Please write out the lines of the data exactly, beginning with the first and ending with the line containing "plt.rcParams['font.size'] = 7"; leave the pictures behind.

--- BEGIN ---

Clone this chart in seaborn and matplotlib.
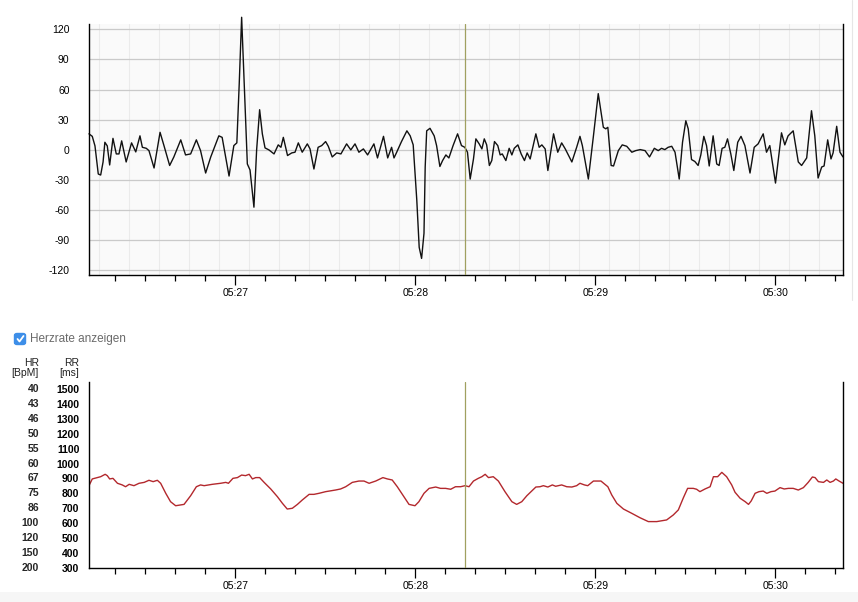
import numpy as np
import pandas as pd
import matplotlib
matplotlib.use('Agg')
import matplotlib.pyplot as plt
import seaborn as sns
from matplotlib.patches import FancyBboxPatch, Rectangle
from matplotlib.lines import Line2D
from matplotlib.ticker import FixedLocator, MultipleLocator

sns.set_style('white')
plt.rcParams['font.family'] = ['Liberation Sans', 'DejaVu Sans']
plt.rcParams['font.size'] = 7

# time axis: seconds after 05:26:00
signal_t = [11.2, 12.3, 13.2, 14.3, 15.1, 15.9, 16.5, 17.3, 18.1, 19.2, 20.3, 21.2, 22.1, 23.6,
            25.4, 26.8, 28.2, 29.0, 30.3, 31.2, 32.9, 34.9, 36.2, 38.1, 39.5, 41.8, 43.4, 45.1,
            47.0, 48.4, 50.1, 51.8, 54.5, 55.6, 57.9, 59.5, 60.5, 61.3, 62.1, 63.2, 64.0, 64.9,
            66.2, 67.1, 68.1, 69.0, 69.9, 71.2, 72.9, 74.3, 75.2, 76.0, 77.4, 78.8, 79.9, 81.0,
            82.3, 84.0, 84.9, 86.2, 87.6, 88.8, 90.1, 91.0, 92.3, 93.8, 95.2, 97.1, 98.5, 99.9,
            101.2, 102.7, 104.1, 106.2, 107.4, 109.4, 110.8, 112.1, 112.9, 113.8, 115.4, 117.2,
            118.3, 119.3, 120.5, 121.3, 122.1, 122.9, 123.3, 123.8, 124.9, 126.3, 127.1, 128.2,
            129.1, 130.2, 131.2, 132.6, 134.1, 135.4, 136.5, 137.4, 138.3, 139.4, 140.2, 141.3,
            142.2, 143.0, 143.8, 144.7, 145.5, 146.4, 147.5, 148.3, 149.0, 150.2, 151.3, 152.2,
            153.0, 154.2, 155.3, 156.4, 157.3, 158.3, 160.2, 161.3, 162.2, 163.3, 164.2, 166.1,
            167.5, 168.8, 170.0, 172.2, 173.8, 174.9, 175.7, 177.7, 179.4, 181.0, 182.7, 183.5,
            184.2, 185.3, 186.1, 187.7, 189.0, 190.5, 192.2, 193.5, 195.0, 196.6, 198.1, 199.7,
            201.0, 202.1, 203.2, 204.3, 205.5, 206.6, 208.0, 209.1, 210.2, 211.0, 212.1, 213.2,
            214.3, 215.2, 216.2, 217.1, 218.0, 219.3, 220.5, 221.3, 222.3, 223.2, 224.1, 225.2,
            226.2, 227.5, 228.6, 229.9, 231.6, 233.0, 234.3, 236.0, 237.1, 238.2, 240.1, 242.1,
            243.2, 244.3, 246.0, 247.7, 248.8, 250.5, 252.1, 253.2, 254.3, 255.5, 256.3, 257.5,
            258.6, 259.3, 260.5, 261.6, 262.6]
signal_v = [16, 13.5, 4, -24, -25, -12, 7.6, 4, -15, 11.5, -4, -4, 9, -12,
            7, -2, 14, 2.6, 1.6, -0.7, -18, 17.5, 4.3, -15.5, -7, 10, -5, -4,
            10, -0.7, -23, -7, 14, 12.5, -26, 4.3, 7, 66, 132, 49, -14, -20,
            -57, 0, 40, 16, 2, 0, -4, 5, 2.6, 12.5, -5.6, -3, -2.3, 7,
            -2.3, 6, 1, -19, 2.6, 4.3, 8.3, 3.6, -7, -3, -4, 6, 0, 6,
            -2.3, 1, -5, 6, -8, 13.5, -8, 2.6, -8, -2.3, 8.3, 19,
            14, 5, -50, -97, -108, -83, -17, 19, 21.5, 14, 4.3, -16.5,
            -10.6, -5, -8, 4.3, 16, 4.3, 2.6, -2.3, -29, -9, 11, 6,
            1, 11, 5, -15.5, -10.6, 8.3, 4.3, -5, -4, -10.6, 1.6, -5,
            1.6, 5, -4, -10.6, -3, -9, 16, 2.6, 5, 1, -20.5, 16,
            -2.3, 7, 1, -12, 2.6, 13.5, 4.3, -29, 14, 56, 22.5, 21,
            22.5, -15.5, -16, -0.7, 5, 3.6, -2.3, -0.7, 0.3, -0.7, -7, 1.6,
            -0.7, 1.6, 0.3, 2.6, 3.6, -2.3, -29, 7.6, 29, 21, -9.6, -11.5,
            -15.5, -5, 13.5, 4.3, -16, 14, -14, -15.5, 1.6, 2.6, 11, -4,
            -20.5, 7.6, 13.5, 4.3, -23, 2.6, 6, 16, -2.3, 4.3, -33, 17,
            5, 14, 19, -12, -15.5, -8, 39, 14, -28, -17, -16, 10,
            -9, -3, 23.5, -2.3, -7]

rr_t = [11.2, 12.3, 14.0, 15.1, 16.6, 17.3, 18.1, 19.2, 20.7, 22.3, 23.4, 24.6, 26.2, 27.9,
        29.6, 31.2, 32.6, 34.0, 35.1, 36.8, 38.4, 40.1, 42.9, 45.1, 47.0, 48.4, 49.6, 52.3,
        55.1, 56.8, 57.7, 59.2, 60.7, 62.1, 63.4, 64.6, 65.7, 66.8, 68.1, 69.6, 71.8, 74.0,
        75.7, 77.3, 79.0, 80.7, 82.3, 84.6, 86.2, 87.9, 90.1, 93.4, 95.1, 96.8, 99.0, 101.2,
        102.9, 104.6, 106.8, 109.2, 110.7, 112.3, 114.0, 116.2, 117.9, 119.9, 121.2, 122.9,
        124.6, 126.8, 128.4, 130.1, 131.8, 133.4, 135.1, 136.6, 137.9, 139.4, 141.0, 142.2,
        143.3, 144.4, 146.0, 147.7, 149.9, 152.2, 153.8, 155.5, 157.2, 158.8, 160.2, 161.6,
        162.7, 164.2, 165.7, 166.8, 168.8, 170.5, 172.2, 173.8, 174.9, 176.4, 177.5, 179.4,
        181.9, 184.2, 185.5, 187.2, 189.4, 192.2, 194.9, 197.7, 200.5, 203.8, 206.0, 207.7,
        209.4, 210.8, 212.7, 213.8, 214.9, 216.6, 218.3, 219.4, 220.8, 222.2, 223.8, 225.5,
        226.6, 228.3, 230.0, 231.1, 232.0, 233.3, 234.6, 236.0, 237.2, 238.6, 239.9, 241.6,
        243.0, 244.4, 246.0, 247.7, 249.4, 251.0, 252.4, 253.3, 254.4, 256.1, 257.2, 258.3,
        259.4, 260.2, 261.3, 262.6]
rr_ms = [852, 897, 906, 912, 928, 919, 897, 901, 868, 857, 845, 861, 852, 868,
         874, 888, 879, 888, 868, 801, 745, 718, 727, 785, 845, 857, 852, 861,
         868, 874, 868, 901, 906, 923, 919, 928, 897, 906, 906, 874, 830, 779,
         734, 696, 701, 727, 756, 794, 794, 801, 812, 823, 830, 845, 874, 883,
         883, 868, 883, 906, 897, 890, 845, 779, 727, 718, 745, 801,
         834, 843, 834, 834, 828, 845, 845, 852, 845, 883, 901, 912,
         928, 906, 912, 883, 812, 745, 727, 745, 785, 816, 843, 845,
         852, 843, 857, 848, 857, 845, 843, 852, 868, 857, 852, 883,
         883, 845, 790, 734, 696, 667, 638, 612, 612, 623, 656, 690,
         772, 834, 834, 828, 812, 830, 845, 912, 912, 941, 912, 857,
         808, 768, 745, 727, 750, 801, 812, 816, 801, 812, 816, 839,
         830, 834, 834, 823, 839, 874, 910, 906, 879, 874, 890, 874,
         883, 897, 883, 868]

major_t = [60, 120, 180, 240]
major_labels = ['05:27', '05:28', '05:29', '05:30']
amp_ticks = [-120, -90, -60, -30, 0, 30, 60, 90, 120]
rr_ticks = [300, 400, 500, 600, 700, 800, 900, 1000, 1100, 1200, 1300, 1400, 1500]
hr_labels = ['200', '150', '120', '100', '86', '75', '67', '60', '55', '50', '46', '43', '40']
cursor_t = 136.7

df_sig = pd.DataFrame({'t': signal_t, 'v': signal_v})
df_rr = pd.DataFrame({'t': rr_t, 'rr': rr_ms})

fig = plt.figure(figsize=(8.58, 6.02), dpi=100)
ax1 = fig.add_axes([0.1037, 0.5432, 0.8788, 0.4169])
ax2 = fig.add_axes([0.1037, 0.0560, 0.8788, 0.3100])

xlim = (11.2, 262.6)

# ---- top chart ----
ax1.set_facecolor('#fafafa')
for g in np.arange(14.67, 263, 10):
    ax1.axvline(g, color='#ebebeb', lw=0.8, zorder=0)
for v in amp_ticks:
    ax1.axhline(v, color='#cacaca', lw=0.9, zorder=0)
sns.lineplot(data=df_sig, x='t', y='v', ax=ax1, color='#111111', linewidth=1.0,
             estimator=None, sort=False, clip_on=False, solid_joinstyle='round')
ax1.set_xlim(*xlim)
ax1.set_ylim(-124.5, 125.3)
ax1.set_yticks(amp_ticks)
ax1.set_yticklabels([str(v) for v in amp_ticks])
ax1.tick_params(axis='y', length=8.5, width=0.9, pad=5.5, colors='black', labelsize=7.5)

# ---- bottom chart ----
ax2.set_facecolor('white')
sns.lineplot(data=df_rr, x='t', y='rr', ax=ax2, color='#b3282d', linewidth=1.0,
             estimator=None, sort=False, solid_joinstyle='round')
ax2.set_xlim(*xlim)
ax2.set_ylim(300, 1547)
ax2.set_yticks(rr_ticks)
ax2.set_yticklabels([str(v) for v in rr_ticks], fontweight='bold')
ax2.tick_params(axis='y', length=5, width=0.9, pad=2, colors='black', labelsize=7.5)
for v, lab in zip(rr_ticks, hr_labels):
    ax2.text(-0.0663, v, lab, transform=ax2.get_yaxis_transform(), ha='right', va='center',
             fontsize=7.5, fontweight='bold')

for ax in (ax1, ax2):
    ax.xaxis.set_major_locator(FixedLocator(major_t))
    ax.set_xticklabels(major_labels)
    ax.xaxis.set_minor_locator(MultipleLocator(10))
    ax.tick_params(axis='x', which='major', length=7.2, width=0.9, pad=2, labelsize=7.5,
                   colors='black', bottom=True)
    ax.tick_params(axis='x', which='minor', length=4.3, width=0.9, bottom=True, colors='black')
    ax.axvline(cursor_t, color='#a0a060', lw=0.9, zorder=5)
    ax.set_xlabel('')
    ax.set_ylabel('')
    ax.spines['top'].set_visible(False)
    for s in ('left', 'right', 'bottom'):
        ax.spines[s].set_visible(True)
        ax.spines[s].set_color('black')
        ax.spines[s].set_linewidth(1.0)

# headers for the two y scales
fig.text(39 / 858, 1 - 368 / 602, 'HR\n[BpM]', ha='right', va='center', multialignment='right',
         fontsize=7.5, color='#222222', linespacing=1.1)
fig.text(79 / 858, 1 - 368 / 602, 'RR\n[ms]', ha='right', va='center', multialignment='right',
         fontsize=7.5, color='#222222', linespacing=1.1)

# checkbox
box = FancyBboxPatch((14.5 / 858, 1 - 344.5 / 602), 11 / 858, 11 / 602,
                     boxstyle='round,pad=0,rounding_size=0.003', transform=fig.transFigure,
                     facecolor='#3d8ee8', edgecolor='#3d8ee8')
fig.add_artist(box)
fig.add_artist(Line2D([17.5 / 858, 19.5 / 858, 23.5 / 858],
                      [1 - 339 / 602, 1 - 341.5 / 602, 1 - 336 / 602],
                      transform=fig.transFigure, color='white', lw=1.3))
fig.text(30 / 858, 1 - 339 / 602, 'Herzrate anzeigen', ha='left', va='center',
         fontsize=8.5, color='#6a6a6a')

# light band at the bottom and right edge line
fig.add_artist(Rectangle((0, 0), 1, 10.5 / 602, transform=fig.transFigure,
                         facecolor='#f6f6f6', edgecolor='none'))
fig.add_artist(Line2D([851.5 / 858, 851.5 / 858], [1 - 300 / 602, 1],
                      transform=fig.transFigure, color='#e6e6e6', lw=0.8))

plt.savefig('out.png', dpi=100)
plt.close()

--- END ---

The answer —
Clone this chart in seaborn and matplotlib.
import numpy as np
import pandas as pd
import matplotlib
matplotlib.use('Agg')
import matplotlib.pyplot as plt
import seaborn as sns
from matplotlib.patches import FancyBboxPatch, Rectangle
from matplotlib.lines import Line2D
from matplotlib.ticker import FixedLocator, MultipleLocator

sns.set_style('white')
plt.rcParams['font.family'] = ['Liberation Sans', 'DejaVu Sans']
plt.rcParams['font.size'] = 7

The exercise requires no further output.